LinkedIn Outreach for Consultants: Build a Pipeline Without Cold Calling
TLDR
Consultants sell expertise, not products. LinkedIn outreach for consultants works differently than for SaaS or agencies: your sequence should demonstrate authority through content engagement before any direct pitch. The automation handles network expansion and visibility; your content and conversations handle the selling.
- Authority-First Outreach
- An outreach approach where every touchpoint demonstrates expertise and provides value rather than pitching services. Authority-first sequences work for consultants because prospects hire consultants based on perceived expertise, not product features.
DEFINITION
- Fractional Resource
- A consultant who provides part-time senior expertise to companies that cannot justify or afford a full-time hire in that role. Fractional CFOs, CMOs, and CTOs are common examples. LinkedIn outreach for fractional consultants targets companies with the need but not the budget for a full-time senior hire.
DEFINITION
- Problem Signal Targeting
- Selecting outreach prospects based on observable indicators that they have a specific problem, such as job postings, leadership changes, funding rounds, or public statements about challenges. More effective than static firmographic targeting for consulting outreach.
DEFINITION
Why Consulting Outreach Is Different
Consultants are not selling a product with features and pricing tiers. They are selling themselves: their expertise, judgment, and ability to solve a specific problem. This fundamental difference changes everything about how LinkedIn outreach should work.
A SaaS sales rep can send a message that says “our tool does X, Y, Z” and the prospect evaluates the tool on its merits. A consultant who sends “I do X, Y, Z consulting” gets ignored because the message sounds like every other consultant. The prospect has no way to evaluate expertise from a list of services.
Consulting outreach needs to demonstrate expertise, not describe it. Every touchpoint in your sequence should leave the prospect thinking “this person really understands my problem” rather than “this person wants to sell me something.”

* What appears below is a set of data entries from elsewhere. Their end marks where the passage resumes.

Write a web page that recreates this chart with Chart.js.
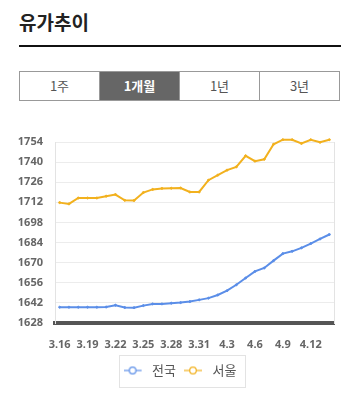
<!DOCTYPE html>
<html>
<head>
<meta charset="utf-8">
<script src="https://cdn.jsdelivr.net/npm/chart.js@4"></script>
<style>
  html, body { margin: 0; padding: 0; background: #fff; }
  body { width: 350px; height: 397px; position: relative; overflow: hidden; font-family: 'Noto Sans CJK KR', 'Noto Sans', sans-serif; }
  #title { position: absolute; left: 19px; top: 8px; font-size: 19px; font-weight: 700; color: #222; }
  #rule { position: absolute; left: 19px; top: 45px; width: 322px; height: 2px; background: #111; }
  #tabs { position: absolute; left: 19px; top: 71px; width: 321px; height: 30px; display: flex; box-sizing: border-box; border: 1px solid #999; }
  #tabs div { flex: 1; text-align: center; line-height: 28px; font-size: 13px; color: #555; border-left: 1px solid #999; }
  #tabs div:first-child { border-left: none; }
  #tabs div.on { background: #666; color: #fff; font-weight: 700; }
  #wrap { position: absolute; left: 0; top: 120px; width: 350px; height: 277px; }
</style>
</head>
<body>
<div id="title">유가추이</div>
<div id="rule"></div>
<div id="tabs"><div>1주</div><div class="on">1개월</div><div>1년</div><div>3년</div></div>
<div id="wrap"><canvas id="c"></canvas></div>
<script>
const dates = ['3.16','3.17','3.18','3.19','3.20','3.21','3.22','3.23','3.24','3.25','3.26','3.27','3.28','3.29','3.30','3.31','4.1','4.2','4.3','4.4','4.5','4.6','4.7','4.8','4.9','4.10','4.11','4.12','4.13','4.14'];
const national = [1639,1639,1639,1639,1639,1639.1,1640.4,1638.8,1638.7,1640.1,1641.3,1641.3,1641.8,1642.2,1642.9,1644.1,1645.3,1647.5,1650.5,1654.6,1659.3,1663.9,1666.3,1671.4,1676.3,1677.9,1680.3,1683.3,1686.5,1689.6];
const seoul = [1711.8,1710.9,1715,1715,1715,1716.3,1717.4,1713.4,1713.3,1718.8,1721,1721.7,1721.8,1722,1719.2,1719.2,1727.4,1730.9,1734.4,1736.7,1744.4,1740.7,1742,1752.4,1755.6,1755.6,1753,1755.6,1753.8,1755.6];
const seriesNames = ['전국','서울'];
const seriesColors = ['#5b8ee8','#f2b11e'];
const yMin = 1628, yMax = 1754, yStep = 14;
const shownEvery = 3;

function legendMarker(color) {
  const cv = document.createElement('canvas');
  cv.width = 22; cv.height = 10;
  const g = cv.getContext('2d');
  g.strokeStyle = color; g.lineWidth = 1.2;
  g.beginPath(); g.moveTo(0, 5); g.lineTo(18, 5); g.stroke();
  g.fillStyle = '#fff';
  g.beginPath(); g.arc(9, 5, 3.3, 0, Math.PI * 2); g.fill(); g.stroke();
  return cv;
}

const legendShift = {
  id: 'legendShift',
  afterLayout(chart) {
    if (chart.legend) { chart.legend.left += 5; chart.legend.right += 5; }
  }
};

const legendBox = {
  id: 'legendBox',
  afterDraw(chart) {
    const boxes = chart.legend && chart.legend.legendHitBoxes;
    if (!boxes || !boxes.length) return;
    let l = Infinity, r = -Infinity, t = Infinity, b = -Infinity;
    boxes.forEach(h => { l = Math.min(l, h.left); r = Math.max(r, h.left + h.width); t = Math.min(t, h.top); b = Math.max(b, h.top + h.height); });
    const ctx = chart.ctx;
    ctx.save();
    ctx.strokeStyle = '#e3e3e3'; ctx.lineWidth = 1;
    ctx.strokeRect(Math.round(l - 5) + 0.5, Math.round(t - 9) + 0.5, Math.round(r - l + 13), Math.round(b - t + 19));
    ctx.restore();
  }
};

const tickFont = { family: "'Noto Sans', 'Noto Sans CJK KR', sans-serif", size: 11, weight: 'bold' };

new Chart(document.getElementById('c'), {
  type: 'line',
  data: {
    labels: dates,
    datasets: [national, seoul].map((d, i) => ({
      label: seriesNames[i],
      data: d,
      borderColor: seriesColors[i],
      backgroundColor: seriesColors[i],
      pointBackgroundColor: seriesColors[i],
      pointBorderColor: seriesColors[i],
      borderWidth: 2,
      pointRadius: 1,
      pointBorderWidth: 1,
      tension: 0,
      clip: false
    }))
  },
  options: {
    responsive: true,
    maintainAspectRatio: false,
    animation: false,
    layout: { padding: { top: 22, left: 0, right: 0, bottom: 10 } },
    plugins: {
      tooltip: { enabled: false },
      legend: {
        position: 'bottom',
        labels: {
          usePointStyle: true,
          pointStyleWidth: 22,
          color: '#555',
          font: { family: "'Noto Sans CJK KR', sans-serif", size: 13 },
          padding: 8,
          generateLabels(chart) {
            return chart.data.datasets.map((ds, i) => ({
              text: ds.label, pointStyle: legendMarker(seriesColors[i]),
              fillStyle: '#fff', strokeStyle: seriesColors[i], lineWidth: 0, datasetIndex: i, hidden: false, fontColor: '#555'
            }));
          }
        }
      }
    },
    scales: {
      x: {
        offset: true,
        grid: { display: false, drawTicks: false },
        border: { display: true, color: '#555', width: 4 },
        ticks: {
          autoSkip: false, maxRotation: 0, padding: 15, color: '#666', font: tickFont,
          callback(v, i) { return i % shownEvery === 0 ? dates[i] : ''; }
        },
        afterFit(s) { s.height = 33; }
      },
      y: {
        min: yMin, max: yMax,
        grid: { color: '#ececec', drawTicks: false },
        border: { display: true, color: '#e3e3e3' },
        ticks: { stepSize: yStep, padding: 12, color: '#666', font: tickFont, callback(v) { return String(v); } },
        afterFit(s) { s.width = 55; }
      },
      y2: {
        position: 'right',
        min: yMin, max: yMax,
        grid: { drawOnChartArea: false, drawTicks: false },
        border: { display: true, color: '#e3e3e3' },
        ticks: { display: false },
        afterFit(s) { s.width = 16; }
      }
    }
  },
  plugins: [legendShift, legendBox]
});
</script>
</body>
</html>
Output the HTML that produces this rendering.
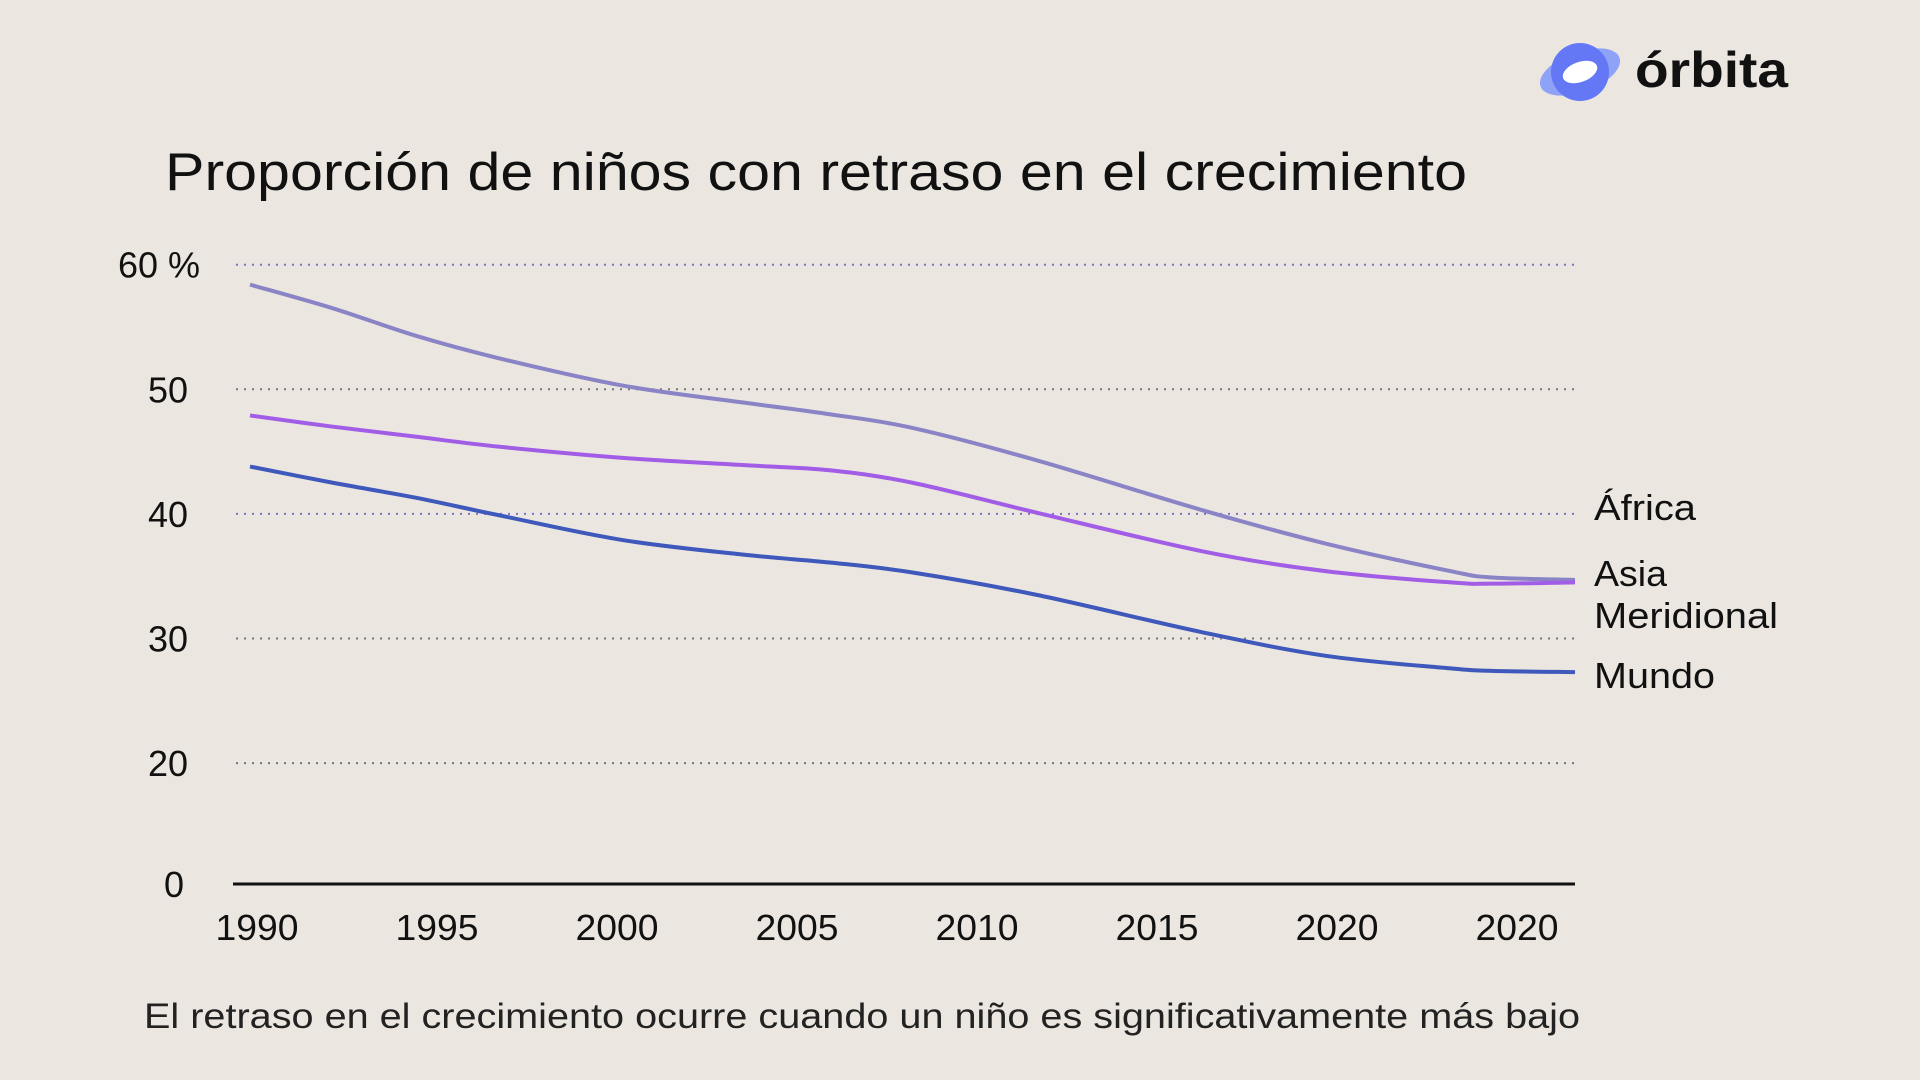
<!DOCTYPE html>
<html><head><meta charset="utf-8"><style>
body{margin:0;background:#ebe7e0;}
svg{display:block;font-family:"Liberation Sans",sans-serif;}
</style></head><body>
<svg width="1920" height="1080" viewBox="0 0 1920 1080">
<rect width="1920" height="1080" fill="#ebe7e0"/>
<g>
<ellipse cx="1580" cy="72" rx="42" ry="20" transform="rotate(-20 1580 72)" fill="#8ea2f8"/>
<circle cx="1580" cy="72" r="29" fill="#6478f5"/>
<ellipse cx="1580" cy="72" rx="18" ry="10" transform="rotate(-20 1580 72)" fill="#fff"/>
<text x="1635" y="87" font-size="50" font-weight="bold" fill="#111" textLength="153" lengthAdjust="spacingAndGlyphs">órbita</text>
</g>
<text x="165" y="190" font-size="53" fill="#111" textLength="1302" lengthAdjust="spacingAndGlyphs">Proporción de niños con retraso en el crecimiento</text>
<g id="grid"></g><g id="lines"></g><g id="labels"></g>
<text x="144" y="1028" font-size="35" fill="#222" textLength="1436" lengthAdjust="spacingAndGlyphs">El retraso en el crecimiento ocurre cuando un niño es significativamente más bajo</text>
</svg>
<script>
const years=[1990,1992,1994,1996,1999,2002,2004,2006,2009,2013,2016,2019,2020,2022];
const africa=[58.4,56.5,54.3,52.5,50.3,48.9,48.0,46.9,44.3,40.3,37.6,35.4,34.9,34.7];
const asia=[47.9,47.0,46.2,45.4,44.5,43.9,43.5,42.5,40.1,37.0,35.4,34.5,34.4,34.5];
const mundo=[43.8,42.5,41.3,39.9,37.9,36.7,36.1,35.3,33.5,30.5,28.6,27.6,27.4,27.3];
const yTicks=[60,50,40,30,20];
const yTickLabels=["60 %","50","40","30","20"];
const xTickLabels=["1990","1995","2000","2005","2010","2015","2020","2020"];
const NS="http://www.w3.org/2000/svg";
function xs(yr){return 250+(yr-1990)*(1575-250)/32;}
function ys(v){return 264.7+(60-v)*12.46;}
function mk(t,a,p){const e=document.createElementNS(NS,t);for(const k in a)e.setAttribute(k,a[k]);p.appendChild(e);return e;}
const grid=document.getElementById('grid');
yTicks.forEach((v,i)=>{
 const purple=(v===60||v===40);
 const l=mk('line',{x1:236,x2:1575,y1:ys(v),y2:ys(v),stroke:purple?'#7c72c8':'#777','stroke-width':2,'stroke-dasharray':'2 6'},grid);
 
 
 const t=mk('text',{x:v===60?200:188,y:ys(v)+13,'font-size':36,fill:'#111','text-anchor':'end'},grid);
 t.textContent=yTickLabels[i];
 
 
});
const ax=mk('line',{x1:233,x2:1575,y1:884,y2:884,stroke:'#111','stroke-width':3},grid);


const z=mk('text',{x:184,y:897,'font-size':36,fill:'#111','text-anchor':'end'},grid);
z.textContent='0';


xTickLabels.forEach((s,i)=>{
 const t=mk('text',{x:257+i*180,y:940,'font-size':36,fill:'#111','text-anchor':'middle',textLength:83,lengthAdjust:'spacingAndGlyphs'},grid);
 t.textContent=s;
 
 
});
function path(vals){
 const p=years.map((y,i)=>[xs(y),ys(vals[i])]);
 let d='M'+p[0][0]+','+p[0][1];
 for(let i=0;i<p.length-1;i++){
  const p0=p[Math.max(0,i-1)],p1=p[i],p2=p[i+1],p3=p[Math.min(p.length-1,i+2)];
  const c1=[p1[0]+(p2[0]-p0[0])/6,p1[1]+(p2[1]-p0[1])/6];
  const c2=[p2[0]-(p3[0]-p1[0])/6,p2[1]-(p3[1]-p1[1])/6];
  d+=' C'+c1+' '+c2+' '+p2;
 }
 return d;
}
const lines=document.getElementById('lines');
const a=mk('path',{d:path(africa),fill:'none',stroke:'#8a84c6','stroke-width':4},lines);


const b=mk('path',{d:path(asia),fill:'none',stroke:'#a25de6','stroke-width':4},lines);


const c=mk('path',{d:path(mundo),fill:'none',stroke:'#3e58bb','stroke-width':4},lines);


const labs=document.getElementById('labels');
[["África",520,'label-africa',102],["Asia",586,'label-asia',73],["Meridional",628,'label-meridional',184],["Mundo",688,'label-mundo',121]].forEach(l=>{
 const t=mk('text',{x:1594,y:l[1],'font-size':36,fill:'#111',textLength:l[3],lengthAdjust:'spacingAndGlyphs'},labs);
 t.textContent=l[0];
 
 
});
</script>
</body></html>
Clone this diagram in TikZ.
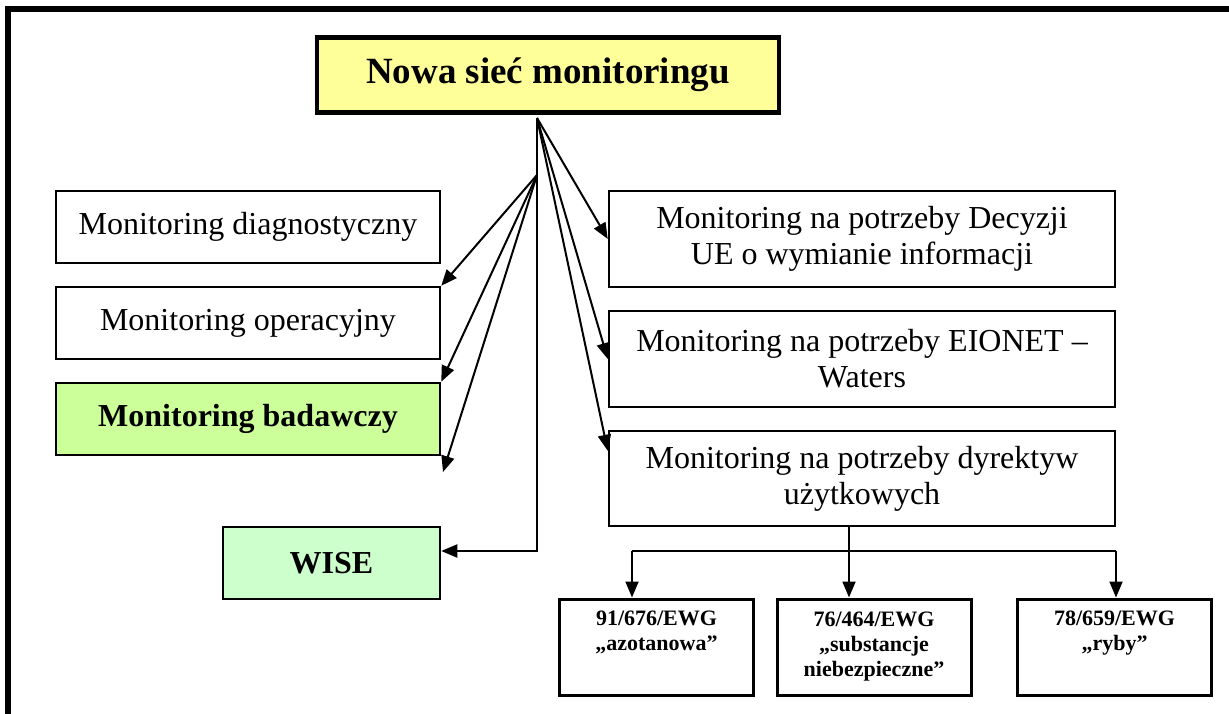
\documentclass[tikz,border=0pt]{standalone}
\usepackage{fontspec}
\setmainfont{Liberation Serif}
\usetikzlibrary{arrows.meta}
\definecolor{titleyellow}{HTML}{FFFF99}
\definecolor{resgreen}{HTML}{CCFF99}
\definecolor{wisegreen}{HTML}{CCFFCC}

\begin{document}
\begin{tikzpicture}[x=1pt, y=-1pt,
    box/.style={draw, line width=2.5pt, inner sep=0pt, align=center,
      font=\fontsize{32}{36}\selectfont},
    dirbox/.style={draw, line width=3pt, inner sep=0pt, align=center,
      minimum width=194pt, minimum height=96pt,
      font=\fontsize{22}{25}\selectfont\bfseries},
    arr/.style={line width=2pt, -{Triangle[length=16pt,width=13pt]}},
    link/.style={line width=2pt}]
  \useasboundingbox (0,0) rectangle (1229,714);
  \draw[line width=6pt] (8,714) -- (8,9.5) -- (1229,9.5);

  \node[box, fill=titleyellow, line width=4.5pt, minimum width=462pt, minimum height=75pt,
    font=\fontsize{37}{42}\selectfont\bfseries] (title) at (548,75) {Nowa sieć monitoringu};

  % lewa kolumna
  \node[box, minimum width=384pt, minimum height=72pt] (diag) at (248,227) {Monitoring diagnostyczny};
  \node[box, minimum width=384pt, minimum height=72pt] (oper) at (248,323) {Monitoring operacyjny};
  \node[box, fill=resgreen, minimum width=384pt, minimum height=72pt,
    font=\fontsize{32}{36}\selectfont\bfseries] (bad) at (248,419) {Monitoring badawczy};
  \node[box, fill=wisegreen, minimum width=217pt, minimum height=72pt,
    font=\fontsize{32}{36}\selectfont\bfseries] (wise) at (331.5,563) {WISE};

  % prawa kolumna
  \node[box, minimum width=506pt, minimum height=96pt] (dec) at (862,239)
    {Monitoring na potrzeby Decyzji\\UE o wymianie informacji};
  \node[box, minimum width=506pt, minimum height=96pt] (eio) at (862,359)
    {Monitoring na potrzeby EIONET –\\Waters};
  \node[box, minimum width=506pt, minimum height=95pt] (dyr) at (862,478.5)
    {Monitoring na potrzeby dyrektyw\\użytkowych};

  % dyrektywy
  \node[dirbox] (azot) at (656.5,647) {91/676/EWG\\„azotanowa”\\\strut};
  \node[dirbox] (subst) at (874,647) {76/464/EWG\\„substancje\\niebezpieczne”};
  \node[dirbox] (ryby) at (1114.5,647) {78/659/EWG\\„ryby”\\\strut};

  \coordinate (fan) at (537,118);
  \coordinate (fanL) at (537,175);
  \coordinate (tipL) at (443,472);
  \coordinate (split) at (849,551);
  \coordinate (j1) at (632,551);
  \coordinate (j3) at (1116,551);

  \draw[arr] (fanL) -- (oper.north east);
  \draw[arr] (fanL) -- (bad.north east);
  \draw[arr] (fanL) -- (tipL);
  \draw[arr] (fan) -- (dec.west);
  \draw[arr] (fan) -- (eio.west);
  \draw[arr] (fan) -- ([yshift=-21pt]dyr.north west);
  \draw[arr] (fan) |- ([yshift=12pt]wise.east);

  \draw[link] (dyr.south -| split) -- (split);
  \draw[link] (j1) -- (j3);
  \draw[arr] (j1) -- (j1 |- azot.north);
  \draw[arr] (split) -- (split |- subst.north);
  \draw[arr] (j3) -- (j3 |- ryby.north);
\end{tikzpicture}
\end{document}
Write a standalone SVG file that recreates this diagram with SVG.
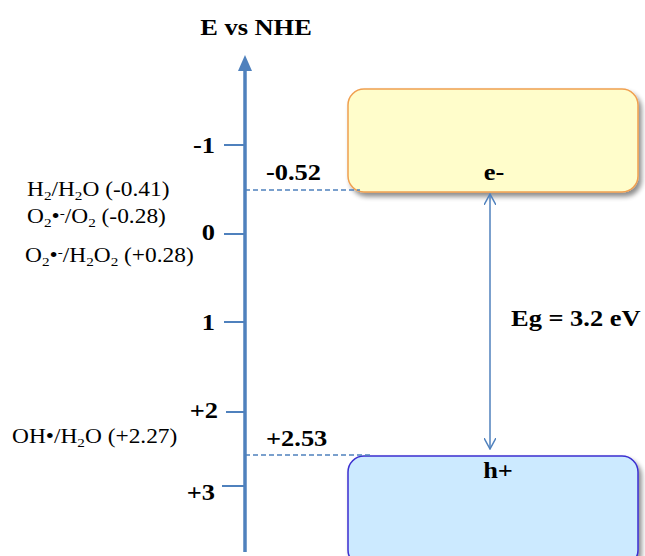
<svg xmlns="http://www.w3.org/2000/svg" width="645" height="556" viewBox="0 0 645 556">
<style>
text{font-family:"Liberation Serif","Times New Roman",serif;fill:#000}
.b{font-weight:bold;font-size:23px}
.r{font-size:20px}
.s{font-size:13px}
.tick{stroke:#4F81BD;stroke-width:2}
.dash{stroke:#4F81BD;stroke-width:1.5;stroke-dasharray:5,3;fill:none}
</style>
<defs>
<filter id="sh" x="-10%" y="-10%" width="125%" height="130%">
<feGaussianBlur in="SourceAlpha" stdDeviation="2.5"/>
<feOffset dx="3" dy="4"/>
<feComponentTransfer><feFuncA type="linear" slope="0.45"/></feComponentTransfer>
<feMerge><feMergeNode/><feMergeNode in="SourceGraphic"/></feMerge>
</filter>
<marker id="open" viewBox="0 0 12 12" refX="11" refY="6" markerWidth="12" markerHeight="12" markerUnits="userSpaceOnUse" orient="auto-start-reverse">
<path d="M0,0 L11,6 L0,12" fill="none" stroke="#4F81BD" stroke-width="1.5"/>
</marker>
</defs>
<text class="b" transform="translate(256,35) scale(1.15,1)" text-anchor="middle">E vs NHE</text>
<g id="axis">
<line x1="245" y1="70" x2="245" y2="552" stroke="#4F81BD" stroke-width="3.5"/>
<polygon points="245,55 238,71 252,71" fill="#4F81BD"/>
<line class="tick" x1="224" y1="145" x2="245" y2="145"/>
<line class="tick" x1="224" y1="234" x2="245" y2="234"/>
<line class="tick" x1="224" y1="322" x2="245" y2="322"/>
<line class="tick" x1="226" y1="412" x2="245" y2="412"/>
<line class="tick" x1="222" y1="486" x2="245" y2="486"/>
<text class="b" transform="translate(215,153) scale(1.15,1)" text-anchor="end">-1</text>
<text class="b" transform="translate(215,240) scale(1.15,1)" text-anchor="end">0</text>
<text class="b" transform="translate(215,330) scale(1.15,1)" text-anchor="end">1</text>
<text class="b" transform="translate(218,418) scale(1.15,1)" text-anchor="end">+2</text>
<text class="b" transform="translate(215,500) scale(1.15,1)" text-anchor="end">+3</text>
</g>
<g id="couples">
<text class="r" transform="translate(27,196) scale(1.17,1)">H<tspan class="s" dy="4">2</tspan><tspan dy="-4">/H</tspan><tspan class="s" dy="4">2</tspan><tspan dy="-4">O (-0.41)</tspan></text>
<text class="r" transform="translate(27,223) scale(1.17,1)">O<tspan class="s" dy="4">2</tspan><tspan dy="-4">•</tspan><tspan class="s" dy="-6">-</tspan><tspan dy="6">/O</tspan><tspan class="s" dy="4">2</tspan><tspan dy="-4"> (-0.28)</tspan></text>
<text class="r" transform="translate(25,262) scale(1.17,1)">O<tspan class="s" dy="4">2</tspan><tspan dy="-4">•</tspan><tspan class="s" dy="-6">-</tspan><tspan dy="6">/H</tspan><tspan class="s" dy="4">2</tspan><tspan dy="-4">O</tspan><tspan class="s" dy="4">2</tspan><tspan dy="-4"> (+0.28)</tspan></text>
<text class="r" transform="translate(12,443) scale(1.17,1)">OH•/H<tspan class="s" dy="4">2</tspan><tspan dy="-4">O (+2.27)</tspan></text>
</g>
<g id="cb">
<rect x="348" y="89" width="290" height="103" rx="16" fill="#FFFDCB" stroke="#F0A050" stroke-width="1.5" filter="url(#sh)"/>
<text class="b" transform="translate(494,180) scale(1.15,1)" text-anchor="middle">e-</text>
</g>
<g id="vb">
<rect x="348" y="456" width="290" height="110" rx="16" fill="#CCEAFF" stroke="#3A2FD0" stroke-width="1.5" filter="url(#sh)"/>
<text class="b" transform="translate(498,478) scale(1.15,1)" text-anchor="middle">h+</text>
</g>
<g id="connectors">
<line class="dash" x1="245" y1="190" x2="360" y2="190"/>
<line class="dash" x1="245" y1="455" x2="370" y2="455"/>
<line x1="490" y1="194" x2="490" y2="449" stroke="#4F81BD" stroke-width="1.5" marker-start="url(#open)" marker-end="url(#open)"/>
</g>
<text class="b" transform="translate(266,180) scale(1.15,1)">-0.52</text>
<text class="b" transform="translate(266,446) scale(1.15,1)">+2.53</text>
<text class="b" transform="translate(511,326) scale(1.15,1)">Eg = 3.2 eV</text>
</svg>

The Authority-First Framework
Structure your outreach around demonstrating knowledge, not requesting time.
Pre-connection: View the prospect’s profile. React to one of their posts. If they shared something in your domain, leave a substantive comment (not “great post” but an actual insight that adds to the discussion). This establishes you as a peer before the connection request arrives.
Connection request: Reference shared expertise or a specific challenge. “I saw your post about {topic}. I have been working on the same problem from the {your angle} side. Would be great to connect.”
First message (day 3-4): Share an insight, not a pitch. “Since connecting, I have been thinking about the {specific challenge} you mentioned. In my work with {type of companies}, the root cause is usually {insight}. Curious if that matches your experience.”
Second message (day 10-12): Reference your content. “I just published a breakdown of {topic related to their challenge}. Based on your work at {Company}, I think the section on {specific subtopic} might be relevant. {Link}”
Third message (day 18-22): Suggest a conversation. “I keep coming back to the {problem} question. Would 20 minutes to compare perspectives be useful? No agenda, just curious how you are thinking about it.”
Automation as a Network Multiplier
For consultants, the primary value of automation is not direct lead generation. It is network expansion that amplifies your content and visibility.
Every new connection sees your posts in their feed. Every profile view from a targeted prospect increases the chance they notice your content. Every automated engagement action puts your name in front of someone who might need your expertise three months from now.
The direct outreach sequence generates some conversations. But the compound effect of a growing, well-targeted network seeing your expertise through regular content publishing generates more consulting opportunities over time.
This is why consultants should optimize automation for network growth (connection volume and acceptance rate) rather than immediate meeting bookings. The meetings come from the intersection of network reach and content authority, not from outreach messages alone.
Q&A
How should consultants approach LinkedIn automation differently than SaaS sellers?
Three key differences. First, the outreach should position you as a peer expert, not a vendor. Consultants sell trust and expertise, which means the sequence must demonstrate knowledge before making any ask. Second, content plays a bigger role. Consultants should share original insights, not marketing collateral. Third, the conversion timeline is longer. Consultant prospects evaluate over weeks or months before engaging. Your automation should support long-term visibility (ongoing content engagement, periodic re-engagement) rather than short-term sales pressure.
Q&A
What daily volume is appropriate for a solo consultant using LinkedIn automation?
20-30 connection requests per day is sufficient for most solo consultants. The goal is not to reach thousands of prospects but to consistently expand your network within your niche. At 25 requests per day with a 35% acceptance rate, you add roughly 175 connections per month. Combined with content publishing, that network expansion creates a steady stream of inbound inquiries without aggressive outbound volume.
Q&A
How important is content publishing alongside LinkedIn automation?
Critical for consultants. Automation drives profile visits and connection growth. Content converts that visibility into perceived expertise. A prospect who sees your profile through automation and then reads three posts demonstrating deep knowledge of their problem is far more likely to engage than one who only receives a connection request and a message. Publish 2-3 times per week on topics relevant to your target audience.